**SOURCE DATA:**
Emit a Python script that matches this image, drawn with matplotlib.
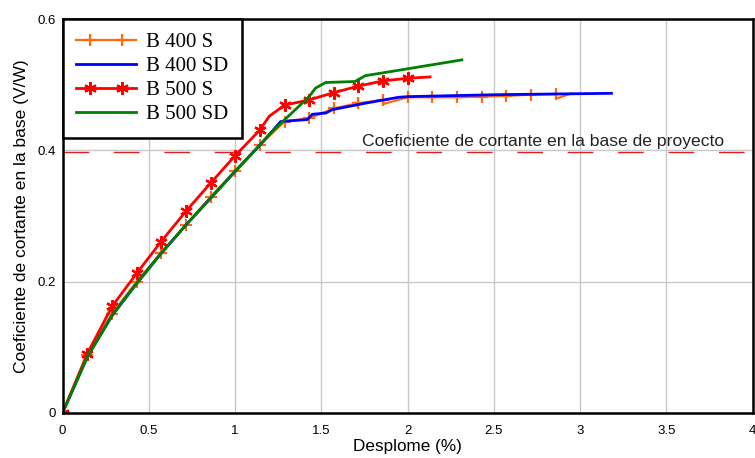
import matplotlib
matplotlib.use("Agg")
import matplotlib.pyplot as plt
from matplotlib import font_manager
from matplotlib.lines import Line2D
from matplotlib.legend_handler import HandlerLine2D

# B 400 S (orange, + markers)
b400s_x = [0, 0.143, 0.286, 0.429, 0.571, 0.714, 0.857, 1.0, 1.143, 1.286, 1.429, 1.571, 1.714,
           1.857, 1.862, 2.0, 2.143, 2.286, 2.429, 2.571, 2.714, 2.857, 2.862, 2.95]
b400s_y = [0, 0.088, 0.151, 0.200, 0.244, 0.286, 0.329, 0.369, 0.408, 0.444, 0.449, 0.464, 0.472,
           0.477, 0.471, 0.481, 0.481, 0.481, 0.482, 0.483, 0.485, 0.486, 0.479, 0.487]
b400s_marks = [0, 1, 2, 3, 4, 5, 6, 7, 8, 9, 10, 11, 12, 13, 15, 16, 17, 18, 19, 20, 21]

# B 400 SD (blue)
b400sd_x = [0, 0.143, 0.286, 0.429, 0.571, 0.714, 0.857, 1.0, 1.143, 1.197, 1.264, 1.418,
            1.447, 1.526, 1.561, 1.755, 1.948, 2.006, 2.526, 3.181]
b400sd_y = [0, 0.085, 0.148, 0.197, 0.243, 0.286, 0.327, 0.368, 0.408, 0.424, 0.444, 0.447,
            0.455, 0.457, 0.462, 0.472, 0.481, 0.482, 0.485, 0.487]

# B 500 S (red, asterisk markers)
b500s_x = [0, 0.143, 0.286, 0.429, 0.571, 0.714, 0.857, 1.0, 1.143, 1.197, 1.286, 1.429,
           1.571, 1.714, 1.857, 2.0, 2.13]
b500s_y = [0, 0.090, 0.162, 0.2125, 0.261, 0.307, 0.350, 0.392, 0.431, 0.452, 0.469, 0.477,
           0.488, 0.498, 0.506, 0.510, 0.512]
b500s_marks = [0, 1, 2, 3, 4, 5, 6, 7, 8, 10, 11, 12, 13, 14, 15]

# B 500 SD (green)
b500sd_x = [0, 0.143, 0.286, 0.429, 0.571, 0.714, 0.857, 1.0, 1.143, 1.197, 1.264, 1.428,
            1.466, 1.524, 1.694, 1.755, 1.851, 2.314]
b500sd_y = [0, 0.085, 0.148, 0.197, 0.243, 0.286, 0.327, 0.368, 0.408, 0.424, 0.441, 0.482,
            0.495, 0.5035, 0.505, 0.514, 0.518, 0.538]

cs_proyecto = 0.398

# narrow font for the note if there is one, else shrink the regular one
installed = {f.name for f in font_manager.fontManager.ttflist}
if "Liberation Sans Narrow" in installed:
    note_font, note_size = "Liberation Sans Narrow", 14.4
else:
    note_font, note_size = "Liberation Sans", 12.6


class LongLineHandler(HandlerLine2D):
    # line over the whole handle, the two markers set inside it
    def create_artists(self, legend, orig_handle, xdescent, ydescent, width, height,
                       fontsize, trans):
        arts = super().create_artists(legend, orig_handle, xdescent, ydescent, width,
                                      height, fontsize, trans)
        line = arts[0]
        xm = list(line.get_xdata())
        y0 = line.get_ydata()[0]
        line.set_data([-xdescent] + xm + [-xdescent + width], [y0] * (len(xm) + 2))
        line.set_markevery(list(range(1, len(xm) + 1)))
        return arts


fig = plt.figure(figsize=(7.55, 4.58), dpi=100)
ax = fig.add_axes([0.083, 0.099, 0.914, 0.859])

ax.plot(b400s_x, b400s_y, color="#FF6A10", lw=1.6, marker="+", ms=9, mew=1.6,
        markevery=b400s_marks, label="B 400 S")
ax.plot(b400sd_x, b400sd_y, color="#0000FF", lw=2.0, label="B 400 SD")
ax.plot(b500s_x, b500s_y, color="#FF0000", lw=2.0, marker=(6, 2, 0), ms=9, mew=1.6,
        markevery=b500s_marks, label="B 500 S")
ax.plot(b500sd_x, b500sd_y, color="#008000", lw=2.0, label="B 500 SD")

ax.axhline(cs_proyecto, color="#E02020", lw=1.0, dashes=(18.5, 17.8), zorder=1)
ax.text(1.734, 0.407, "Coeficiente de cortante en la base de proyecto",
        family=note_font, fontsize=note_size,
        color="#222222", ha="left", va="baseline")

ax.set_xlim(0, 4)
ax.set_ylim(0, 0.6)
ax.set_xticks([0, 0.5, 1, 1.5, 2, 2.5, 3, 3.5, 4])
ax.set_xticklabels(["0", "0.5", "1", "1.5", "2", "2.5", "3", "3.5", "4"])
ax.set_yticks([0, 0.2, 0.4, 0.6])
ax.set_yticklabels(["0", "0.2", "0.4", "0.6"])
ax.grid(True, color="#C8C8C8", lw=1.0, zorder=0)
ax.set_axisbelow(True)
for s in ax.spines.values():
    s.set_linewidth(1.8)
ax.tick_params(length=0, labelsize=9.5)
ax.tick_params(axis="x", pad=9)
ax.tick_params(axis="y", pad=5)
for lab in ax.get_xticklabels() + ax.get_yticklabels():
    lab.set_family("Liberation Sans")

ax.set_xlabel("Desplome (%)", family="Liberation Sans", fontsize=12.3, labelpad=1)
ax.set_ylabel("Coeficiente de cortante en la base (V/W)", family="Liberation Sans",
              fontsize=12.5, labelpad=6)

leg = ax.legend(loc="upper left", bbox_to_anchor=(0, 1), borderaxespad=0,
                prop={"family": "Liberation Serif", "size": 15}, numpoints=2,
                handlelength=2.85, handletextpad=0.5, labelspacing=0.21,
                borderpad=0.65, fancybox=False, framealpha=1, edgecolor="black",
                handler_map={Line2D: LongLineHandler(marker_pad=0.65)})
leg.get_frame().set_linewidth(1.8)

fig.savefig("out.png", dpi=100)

**WRITTEN INSTRUCTION:** Write out each line of the listing above, exactly, from its first line to the line holding "19, 20, 21]", inclusive. Skip the pictures.

**RESPONSE TO THE TASK:**
Emit a Python script that matches this image, drawn with matplotlib.
import matplotlib
matplotlib.use("Agg")
import matplotlib.pyplot as plt
from matplotlib import font_manager
from matplotlib.lines import Line2D
from matplotlib.legend_handler import HandlerLine2D

# B 400 S (orange, + markers)
b400s_x = [0, 0.143, 0.286, 0.429, 0.571, 0.714, 0.857, 1.0, 1.143, 1.286, 1.429, 1.571, 1.714,
           1.857, 1.862, 2.0, 2.143, 2.286, 2.429, 2.571, 2.714, 2.857, 2.862, 2.95]
b400s_y = [0, 0.088, 0.151, 0.200, 0.244, 0.286, 0.329, 0.369, 0.408, 0.444, 0.449, 0.464, 0.472,
           0.477, 0.471, 0.481, 0.481, 0.481, 0.482, 0.483, 0.485, 0.486, 0.479, 0.487]
b400s_marks = [0, 1, 2, 3, 4, 5, 6, 7, 8, 9, 10, 11, 12, 13, 15, 16, 17, 18, 19, 20, 21]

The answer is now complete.